O projeto prevê ainda que somente serão adaptados os contratos de arrendamento em portos se os arrendatários estiverem atuando em conformidade com suas obrigações legais e contratuais; dispuserem de plano de investimentos destinados à ampliação e modernização das instalações portuárias, adequados ao respectivo Plano de Desenvolvimento e Zoneamento do porto; ou se repactuarem com a administração do porto as obrigações e os direitos vinculados ao arrendamento, assim como as condições de equilíbrio econômico-financeiro do contrato, mediante a inclusão das cláusulas essenciais previstas na Lei dos Portos. Os termos do novo contrato deverão ser examinados pela Antaq, que terá 60 dias para aprová-los ou exigir qualquer reformulação — caso o PL vire lei.

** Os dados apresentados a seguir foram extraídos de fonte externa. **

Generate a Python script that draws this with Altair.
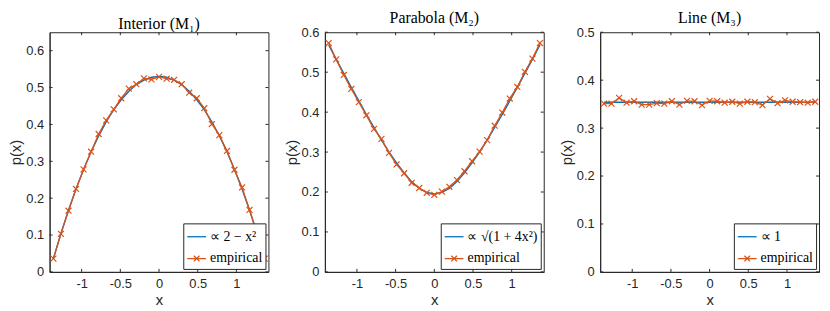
import altair as alt
import pandas as pd

# ---------------- data ----------------
XS = [-1.365, -1.268, -1.170, -1.073, -0.975, -0.878, -0.780, -0.683, -0.585, -0.488,
      -0.390, -0.293, -0.195, -0.098, 0.0, 0.098, 0.195, 0.293, 0.390, 0.488,
      0.585, 0.683, 0.780, 0.878, 0.975, 1.073, 1.170, 1.268, 1.365]

THEORY1 = [0.036, 0.104, 0.167, 0.225, 0.278, 0.326, 0.369, 0.407, 0.440, 0.467,
           0.490, 0.508, 0.520, 0.528, 0.530, 0.528, 0.520, 0.508, 0.490, 0.467,
           0.440, 0.407, 0.369, 0.326, 0.278, 0.225, 0.167, 0.104, 0.036]
EMP1 = [0.036, 0.103, 0.166, 0.225, 0.278, 0.326, 0.374, 0.411, 0.441, 0.471,
        0.497, 0.509, 0.525, 0.522, 0.529, 0.524, 0.521, 0.509, 0.486, 0.471,
        0.444, 0.401, 0.371, 0.328, 0.277, 0.229, 0.168, 0.104, 0.036]

THEORY2 = [0.568, 0.532, 0.497, 0.462, 0.428, 0.394, 0.362, 0.330, 0.300, 0.273,
           0.248, 0.226, 0.209, 0.199, 0.195, 0.199, 0.209, 0.226, 0.248, 0.273,
           0.300, 0.330, 0.362, 0.394, 0.428, 0.462, 0.497, 0.532, 0.568]
EMP2 = [0.573, 0.532, 0.493, 0.458, 0.425, 0.392, 0.358, 0.333, 0.298, 0.269,
        0.247, 0.223, 0.210, 0.198, 0.193, 0.201, 0.213, 0.230, 0.252, 0.277,
        0.301, 0.330, 0.366, 0.399, 0.434, 0.463, 0.501, 0.534, 0.573]

THEORY3 = [0.354] * 29
EMP3 = [0.351, 0.351, 0.363, 0.353, 0.356, 0.349, 0.349, 0.352, 0.351, 0.356,
        0.349, 0.357, 0.356, 0.348, 0.357, 0.356, 0.353, 0.355, 0.351, 0.355,
        0.354, 0.348, 0.361, 0.352, 0.358, 0.355, 0.354, 0.353, 0.355]

TITLES = ["Interior (M\u2081)", "Parabola (M\u2082)", "Line (M\u2083)"]
THEORY_LABELS = ["\u221d 2 \u2212 x\u00b2", "\u221d \u221a(1 + 4x\u00b2)", "\u221d 1"]
EMP_LABEL = "empirical"
X_DOMAIN = [-1.4142, 1.4142]
X_TICKS = [-1, -0.5, 0, 0.5, 1]
Y_DOMAINS = [[0, 0.65], [0, 0.6], [0, 0.5]]
Y_TICKS = [[0, 0.1, 0.2, 0.3, 0.4, 0.5, 0.6],
           [0, 0.1, 0.2, 0.3, 0.4, 0.5, 0.6],
           [0, 0.1, 0.2, 0.3, 0.4, 0.5]]

# ---------------- style ----------------
BLUE = "#0072BD"
ORANGE = "#D95319"
AX = "#262626"
W, H = 221, 242
TICK = 3
LINE_PATH = "M-1,0H1"
LINE_X_PATH = "M-1,0H1M-0.3,-0.3L0.3,0.3M-0.3,0.3L0.3,-0.3"
X_PATH = "M-1,-1L1,1M-1,1L1,-1"


def panel(i, theory, emp):
    xs = alt.Scale(domain=X_DOMAIN, nice=False, zero=False)
    ys = alt.Scale(domain=Y_DOMAINS[i], nice=False, zero=False)
    xax = alt.Axis(values=X_TICKS, title="x", labelExpr="'' + datum.value")
    yax = alt.Axis(values=Y_TICKS[i], title="p(x)", labelExpr="'' + datum.value")
    df_t = pd.DataFrame({"x": XS, "y": theory, "series": THEORY_LABELS[i]})
    df_e = pd.DataFrame({"x": XS, "y": emp, "series": EMP_LABEL})

    xenc = alt.X("x:Q", scale=xs, axis=xax)
    yenc = alt.Y("y:Q", scale=ys, axis=yax)

    theory_line = alt.Chart(df_t).mark_line(color=BLUE, strokeWidth=1.4).encode(x=xenc, y=yenc)
    emp_line = alt.Chart(df_e).mark_line(color=ORANGE, strokeWidth=1.3).encode(x=xenc, y=yenc)
    emp_pts = alt.Chart(df_e).mark_point(shape=X_PATH, filled=False, color=ORANGE,
                                         size=36, strokeWidth=1.2, opacity=1).encode(x=xenc, y=yenc)

    domain = [THEORY_LABELS[i], EMP_LABEL]
    leg = dict(title=None, orient="bottom-right", offset=3, padding=3,
               fillColor="white", strokeColor=AX, cornerRadius=0,
               labelFont="Liberation Serif", labelFontSize=14, labelColor="black",
               symbolSize=361, symbolStrokeWidth=1.3, labelOffset=3, rowPadding=4)
    carrier = alt.Chart(df_e).transform_filter("false").mark_point(
        filled=False, strokeWidth=1.3, opacity=1).encode(
        x=xenc, y=yenc,
        color=alt.Color("series:N", scale=alt.Scale(domain=domain, range=[BLUE, ORANGE]),
                        legend=alt.Legend(**leg)),
        shape=alt.Shape("series:N", scale=alt.Scale(domain=domain, range=[LINE_PATH, LINE_X_PATH]),
                        legend=alt.Legend(**leg)),
    )

    # inward MATLAB-style ticks
    xt = pd.DataFrame({"t": X_TICKS})
    yt = pd.DataFrame({"t": Y_TICKS[i]})
    tx = alt.X("t:Q", scale=xs, axis=xax)
    ty = alt.Y("t:Q", scale=ys, axis=yax)
    rule = dict(color=AX, strokeWidth=1)
    tb = alt.Chart(xt).mark_rule(**rule).encode(x=tx, y=alt.value(H), y2=alt.value(H - TICK))
    tt = alt.Chart(xt).mark_rule(**rule).encode(x=tx, y=alt.value(0), y2=alt.value(TICK))
    tl = alt.Chart(yt).mark_rule(**rule).encode(y=ty, x=alt.value(0), x2=alt.value(TICK))
    tr = alt.Chart(yt).mark_rule(**rule).encode(y=ty, x=alt.value(W), x2=alt.value(W - TICK))

    return alt.layer(theory_line, emp_line, emp_pts, carrier, tb, tt, tl, tr).properties(
        width=W, height=H,
        title=alt.TitleParams(TITLES[i], font="Liberation Serif", fontSize=16,
                              fontWeight="normal", color="black", offset=0),
    )


chart = alt.hconcat(
    panel(0, THEORY1, EMP1),
    panel(1, THEORY2, EMP2),
    panel(2, THEORY3, EMP3),
    spacing=12,
).resolve_scale(
    color="independent", shape="independent", x="independent", y="independent"
).properties(padding=0).configure_view(
    stroke=AX, strokeWidth=1
).configure_axis(
    domain=True, domainColor=AX, domainWidth=1, ticks=False, grid=False,
    labelFont="Liberation Sans", labelFontSize=13, labelColor=AX, labelPadding=6,
    titleFont="Liberation Sans", titleFontSize=15, titleFontWeight="normal", titleColor=AX,
    titlePadding=2,
)

chart.save("out.html", embed_options={"renderer": "svg", "actions": False})
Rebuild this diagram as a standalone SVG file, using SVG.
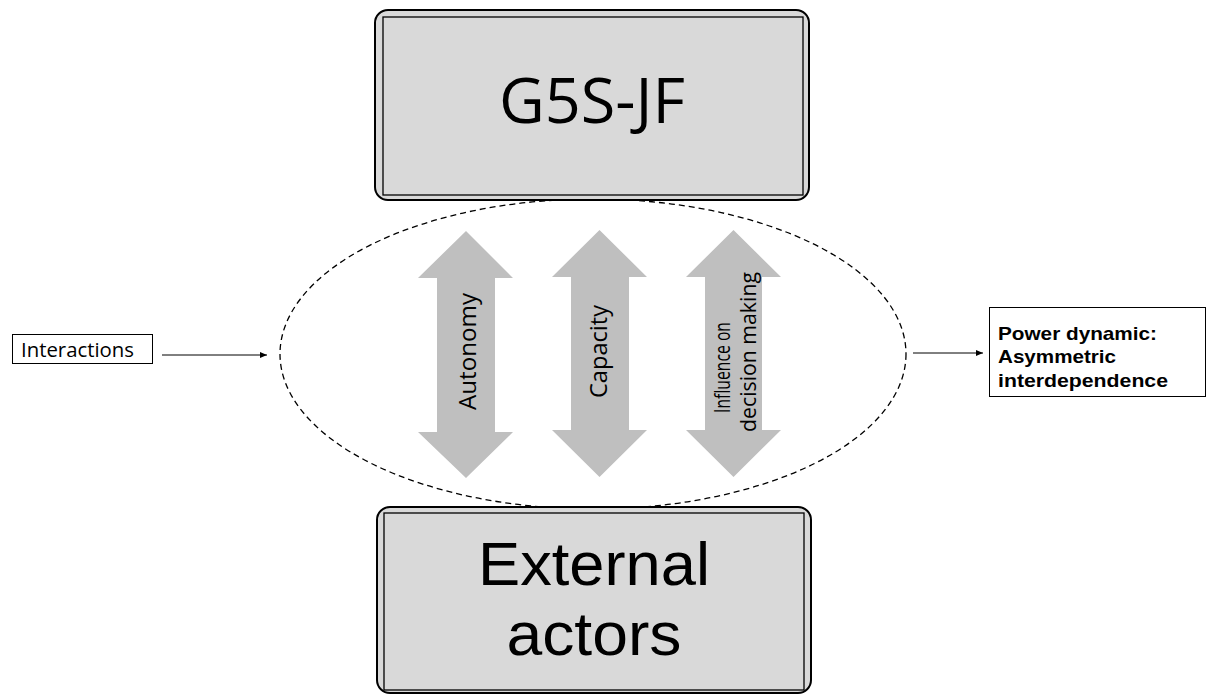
<svg xmlns="http://www.w3.org/2000/svg" width="1207" height="695" viewBox="0 0 1207 695">
<defs>
<marker id="ah" markerWidth="8" markerHeight="8" refX="7" refY="4" orient="auto" markerUnits="userSpaceOnUse">
<path d="M0,1 L7,4 L0,7 Z" fill="#000"/>
</marker>
<style>
.outer{fill:#d9d9d9;stroke:#000;stroke-width:2}
.inner{fill:none;stroke:#000;stroke-width:1.3}
.dbl{fill:#bfbfbf;stroke:none}
.t{font-family:"Open Sans","Liberation Sans",sans-serif;fill:#000}
.l{font-family:"Liberation Sans","Open Sans",sans-serif;fill:#000}
.conn{stroke:#000;stroke-width:1;fill:none}
.box{fill:#fff;stroke:#000;stroke-width:1}
</style>
</defs>
<rect width="1207" height="695" fill="#fff"/>
<g id="zone">
<ellipse cx="593" cy="354" rx="313" ry="155" fill="none" stroke="#000" stroke-width="1.3" stroke-dasharray="6 4"/>
</g>
<g id="g5s">
<rect class="outer" x="375" y="10" width="434" height="190" rx="13"/>
<rect class="inner" x="383" y="17" width="420" height="178"/>
<text class="t" x="592" y="123" font-size="63" text-anchor="middle">G5S-JF</text>
</g>
<g id="external">
<rect class="outer" x="377" y="507" width="434" height="186" rx="13"/>
<rect class="inner" x="384" y="513" width="420" height="177"/>
<text class="l" x="594" y="585" font-size="62" text-anchor="middle" textLength="232" lengthAdjust="spacingAndGlyphs">External</text>
<text class="l" x="594" y="655" font-size="62" text-anchor="middle" textLength="175" lengthAdjust="spacingAndGlyphs">actors</text>
</g>
<g id="autonomy">
<polygon class="dbl" points="466,231 513,278 495,278 495,432 513,432 466,478 418,432 437,432 437,278 418,278"/>
<text class="t" transform="translate(476,351.5) rotate(-90)" font-size="24" text-anchor="middle" textLength="117" lengthAdjust="spacingAndGlyphs">Autonomy</text>
</g>
<g id="capacity">
<polygon class="dbl" points="599.5,230 647,277 629,277 629,430 647,430 599.5,477 552,430 571,430 571,277 552,277"/>
<text class="t" transform="translate(607,351.5) rotate(-90)" font-size="24" text-anchor="middle" textLength="93" lengthAdjust="spacingAndGlyphs">Capacity</text>
</g>
<g id="influence">
<polygon class="dbl" points="733.5,230 781,277 762,277 762,430 781,430 733.5,477 686,430 705,430 705,277 686,277"/>
<text class="t" transform="translate(730,413) rotate(-90)" font-size="21" textLength="91" lengthAdjust="spacingAndGlyphs">Influence on</text>
<text class="t" transform="translate(756,432) rotate(-90)" font-size="21" textLength="160" lengthAdjust="spacingAndGlyphs">decision making</text>
</g>
<g id="interactions">
<rect class="box" x="12.5" y="334.5" width="140" height="29"/>
<text class="t" x="21" y="357" font-size="20" textLength="113" lengthAdjust="spacingAndGlyphs">Interactions</text>
</g>
<g id="power">
<rect class="box" x="989.5" y="307.5" width="216" height="89"/>
<text class="l" x="998" y="340" font-size="19" font-weight="bold" textLength="159" lengthAdjust="spacingAndGlyphs">Power dynamic:</text>
<text class="l" x="998" y="363" font-size="19" font-weight="bold" textLength="118" lengthAdjust="spacingAndGlyphs">Asymmetric</text>
<text class="l" x="998" y="387" font-size="19" font-weight="bold" textLength="170" lengthAdjust="spacingAndGlyphs">interdependence</text>
</g>
<g id="connectors">
<line class="conn" x1="162" y1="355" x2="267" y2="355" marker-end="url(#ah)"/>
<line class="conn" x1="913" y1="353" x2="983" y2="353" marker-end="url(#ah)"/>
</g>
</svg>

Pela Lei dos Portos, o Executivo deveria adaptar os contratos de concessão, permissão e autorização em até 180 dias da publicação da 8.630, que aconteceu no dia 25 de fevereiro de 1993. O deputado autor do PL alega que o governo ajustou os contratos de arrendamento de instalações portuárias situadas dentro da área do porto organizado, o que, segundo ele, gerou um injusto desequilíbrio na isonomia que deve existir entre os terminais privativos e os públicos.

Para Simões, a adaptação dos contratos e a consequente prorrogação dos prazos de arrendamento para até 50 anos garantem amortizações de investimentos efetuados em valor mais reduzido. Além disso, ele acredita que a nova legislação permitirá que o governo assegure a continuidade das operações portuárias e a consequente manutenção dos investimentos privados no setor, além dos postos de trabalho gerados pela atividade dessas empresas arrendatárias no setor portuário. O projeto ainda será analisado pelas comissões de Viação e Transportes; de Trabalho, de Administração e Serviço Público; e de Constituição e Justiça e de Cidadania.